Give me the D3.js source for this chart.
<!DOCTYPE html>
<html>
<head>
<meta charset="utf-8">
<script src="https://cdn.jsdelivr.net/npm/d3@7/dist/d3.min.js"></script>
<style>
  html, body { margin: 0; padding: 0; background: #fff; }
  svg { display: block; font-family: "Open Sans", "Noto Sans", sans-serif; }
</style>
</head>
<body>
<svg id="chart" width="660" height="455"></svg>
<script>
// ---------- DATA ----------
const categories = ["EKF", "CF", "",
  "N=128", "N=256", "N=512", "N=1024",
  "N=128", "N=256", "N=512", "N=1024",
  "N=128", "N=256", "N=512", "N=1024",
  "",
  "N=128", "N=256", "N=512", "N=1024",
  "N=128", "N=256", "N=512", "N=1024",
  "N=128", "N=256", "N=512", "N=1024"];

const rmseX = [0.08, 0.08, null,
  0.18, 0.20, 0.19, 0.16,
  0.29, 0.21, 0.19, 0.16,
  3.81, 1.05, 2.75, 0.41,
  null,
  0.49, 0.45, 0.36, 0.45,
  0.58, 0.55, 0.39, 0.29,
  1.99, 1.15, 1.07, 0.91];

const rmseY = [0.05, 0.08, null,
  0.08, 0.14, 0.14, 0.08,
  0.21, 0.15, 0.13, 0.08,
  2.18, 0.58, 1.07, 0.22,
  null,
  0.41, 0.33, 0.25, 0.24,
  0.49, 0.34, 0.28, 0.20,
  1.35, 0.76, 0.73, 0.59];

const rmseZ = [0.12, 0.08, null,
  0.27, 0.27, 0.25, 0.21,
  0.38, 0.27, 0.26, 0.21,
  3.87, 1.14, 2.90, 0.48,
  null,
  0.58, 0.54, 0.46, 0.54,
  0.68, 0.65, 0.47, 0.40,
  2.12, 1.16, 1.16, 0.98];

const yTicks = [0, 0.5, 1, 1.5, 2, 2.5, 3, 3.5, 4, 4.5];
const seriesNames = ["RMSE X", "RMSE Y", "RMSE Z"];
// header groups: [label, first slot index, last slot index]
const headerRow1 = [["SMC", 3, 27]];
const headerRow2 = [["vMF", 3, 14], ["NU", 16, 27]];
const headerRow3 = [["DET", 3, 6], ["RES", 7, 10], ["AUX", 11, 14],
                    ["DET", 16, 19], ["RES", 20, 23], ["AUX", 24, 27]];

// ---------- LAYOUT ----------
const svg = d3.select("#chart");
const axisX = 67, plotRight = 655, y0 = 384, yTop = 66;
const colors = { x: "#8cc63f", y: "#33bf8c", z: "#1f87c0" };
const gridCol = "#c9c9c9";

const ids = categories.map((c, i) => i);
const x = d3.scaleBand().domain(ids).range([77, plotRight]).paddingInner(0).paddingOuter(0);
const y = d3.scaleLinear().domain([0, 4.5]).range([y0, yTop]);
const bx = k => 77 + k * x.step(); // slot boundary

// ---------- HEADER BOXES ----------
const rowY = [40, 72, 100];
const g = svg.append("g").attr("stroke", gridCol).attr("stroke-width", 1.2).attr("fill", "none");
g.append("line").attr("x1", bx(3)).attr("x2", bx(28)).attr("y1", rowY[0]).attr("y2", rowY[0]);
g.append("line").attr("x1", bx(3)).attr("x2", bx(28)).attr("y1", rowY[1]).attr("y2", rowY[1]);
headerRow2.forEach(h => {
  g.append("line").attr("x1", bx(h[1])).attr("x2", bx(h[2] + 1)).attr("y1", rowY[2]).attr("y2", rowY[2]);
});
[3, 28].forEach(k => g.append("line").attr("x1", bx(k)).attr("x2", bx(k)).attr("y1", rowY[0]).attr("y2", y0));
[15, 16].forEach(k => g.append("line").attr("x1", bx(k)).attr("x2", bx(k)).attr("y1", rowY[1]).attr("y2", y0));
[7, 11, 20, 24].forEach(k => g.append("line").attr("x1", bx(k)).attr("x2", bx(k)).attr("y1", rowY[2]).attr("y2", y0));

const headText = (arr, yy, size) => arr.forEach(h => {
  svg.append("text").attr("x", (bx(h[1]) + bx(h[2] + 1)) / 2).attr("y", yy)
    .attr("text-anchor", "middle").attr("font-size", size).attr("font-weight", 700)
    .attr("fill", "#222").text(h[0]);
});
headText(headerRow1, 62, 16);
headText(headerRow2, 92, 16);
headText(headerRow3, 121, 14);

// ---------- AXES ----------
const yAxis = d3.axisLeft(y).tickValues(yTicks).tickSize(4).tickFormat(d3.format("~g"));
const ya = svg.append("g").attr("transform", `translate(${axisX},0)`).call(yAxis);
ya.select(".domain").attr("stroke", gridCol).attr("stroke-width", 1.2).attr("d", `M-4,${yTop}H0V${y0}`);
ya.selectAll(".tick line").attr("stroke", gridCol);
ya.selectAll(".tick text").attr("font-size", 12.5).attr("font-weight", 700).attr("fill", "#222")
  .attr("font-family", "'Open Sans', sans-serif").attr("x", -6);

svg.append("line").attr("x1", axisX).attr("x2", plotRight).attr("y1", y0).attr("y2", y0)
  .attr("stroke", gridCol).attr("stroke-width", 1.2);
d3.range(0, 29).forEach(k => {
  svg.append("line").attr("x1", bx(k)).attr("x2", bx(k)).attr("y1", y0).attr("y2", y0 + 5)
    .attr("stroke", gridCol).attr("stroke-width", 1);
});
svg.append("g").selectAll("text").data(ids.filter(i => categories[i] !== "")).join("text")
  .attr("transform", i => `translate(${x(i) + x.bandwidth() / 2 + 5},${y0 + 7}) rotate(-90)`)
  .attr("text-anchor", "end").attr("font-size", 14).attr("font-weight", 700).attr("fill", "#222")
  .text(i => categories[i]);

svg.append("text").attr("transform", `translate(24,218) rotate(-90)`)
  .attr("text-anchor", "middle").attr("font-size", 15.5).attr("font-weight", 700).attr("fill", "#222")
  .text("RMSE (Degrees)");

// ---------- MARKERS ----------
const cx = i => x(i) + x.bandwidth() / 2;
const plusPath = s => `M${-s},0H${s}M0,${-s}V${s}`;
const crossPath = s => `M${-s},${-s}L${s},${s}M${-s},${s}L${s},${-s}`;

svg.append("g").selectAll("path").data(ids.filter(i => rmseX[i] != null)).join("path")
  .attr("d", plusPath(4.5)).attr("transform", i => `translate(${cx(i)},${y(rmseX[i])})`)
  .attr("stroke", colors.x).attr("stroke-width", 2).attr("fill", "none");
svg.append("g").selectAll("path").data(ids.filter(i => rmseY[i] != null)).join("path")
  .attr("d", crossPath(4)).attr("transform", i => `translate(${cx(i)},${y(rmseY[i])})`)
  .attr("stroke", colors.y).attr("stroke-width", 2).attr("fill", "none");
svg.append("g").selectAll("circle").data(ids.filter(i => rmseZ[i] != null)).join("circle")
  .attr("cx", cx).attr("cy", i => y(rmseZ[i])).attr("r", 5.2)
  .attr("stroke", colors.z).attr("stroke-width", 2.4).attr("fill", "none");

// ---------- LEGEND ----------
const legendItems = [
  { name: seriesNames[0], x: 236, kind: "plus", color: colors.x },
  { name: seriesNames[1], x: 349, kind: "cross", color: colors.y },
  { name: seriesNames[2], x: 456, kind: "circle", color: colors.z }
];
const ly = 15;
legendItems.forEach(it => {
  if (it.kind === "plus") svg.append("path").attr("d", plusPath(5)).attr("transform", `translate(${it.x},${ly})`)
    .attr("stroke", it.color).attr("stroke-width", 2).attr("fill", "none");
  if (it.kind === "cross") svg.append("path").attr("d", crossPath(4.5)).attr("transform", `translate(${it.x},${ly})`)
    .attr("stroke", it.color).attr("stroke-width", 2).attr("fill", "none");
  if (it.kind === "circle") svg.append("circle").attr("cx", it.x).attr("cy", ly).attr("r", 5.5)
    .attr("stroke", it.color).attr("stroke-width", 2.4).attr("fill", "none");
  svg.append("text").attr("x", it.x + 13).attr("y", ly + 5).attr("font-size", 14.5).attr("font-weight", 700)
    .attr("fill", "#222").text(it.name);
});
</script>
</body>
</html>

Task prompt: Copy exactly the lines that run from the first line of the data to the line containing "2.12, 1.16, 1.16, 0.98];", please, with both ends included and nothing else.

The reply:
Give me the D3.js source for this chart.
<!DOCTYPE html>
<html>
<head>
<meta charset="utf-8">
<script src="https://cdn.jsdelivr.net/npm/d3@7/dist/d3.min.js"></script>
<style>
  html, body { margin: 0; padding: 0; background: #fff; }
  svg { display: block; font-family: "Open Sans", "Noto Sans", sans-serif; }
</style>
</head>
<body>
<svg id="chart" width="660" height="455"></svg>
<script>
// ---------- DATA ----------
const categories = ["EKF", "CF", "",
  "N=128", "N=256", "N=512", "N=1024",
  "N=128", "N=256", "N=512", "N=1024",
  "N=128", "N=256", "N=512", "N=1024",
  "",
  "N=128", "N=256", "N=512", "N=1024",
  "N=128", "N=256", "N=512", "N=1024",
  "N=128", "N=256", "N=512", "N=1024"];

const rmseX = [0.08, 0.08, null,
  0.18, 0.20, 0.19, 0.16,
  0.29, 0.21, 0.19, 0.16,
  3.81, 1.05, 2.75, 0.41,
  null,
  0.49, 0.45, 0.36, 0.45,
  0.58, 0.55, 0.39, 0.29,
  1.99, 1.15, 1.07, 0.91];

const rmseY = [0.05, 0.08, null,
  0.08, 0.14, 0.14, 0.08,
  0.21, 0.15, 0.13, 0.08,
  2.18, 0.58, 1.07, 0.22,
  null,
  0.41, 0.33, 0.25, 0.24,
  0.49, 0.34, 0.28, 0.20,
  1.35, 0.76, 0.73, 0.59];

const rmseZ = [0.12, 0.08, null,
  0.27, 0.27, 0.25, 0.21,
  0.38, 0.27, 0.26, 0.21,
  3.87, 1.14, 2.90, 0.48,
  null,
  0.58, 0.54, 0.46, 0.54,
  0.68, 0.65, 0.47, 0.40,
  2.12, 1.16, 1.16, 0.98];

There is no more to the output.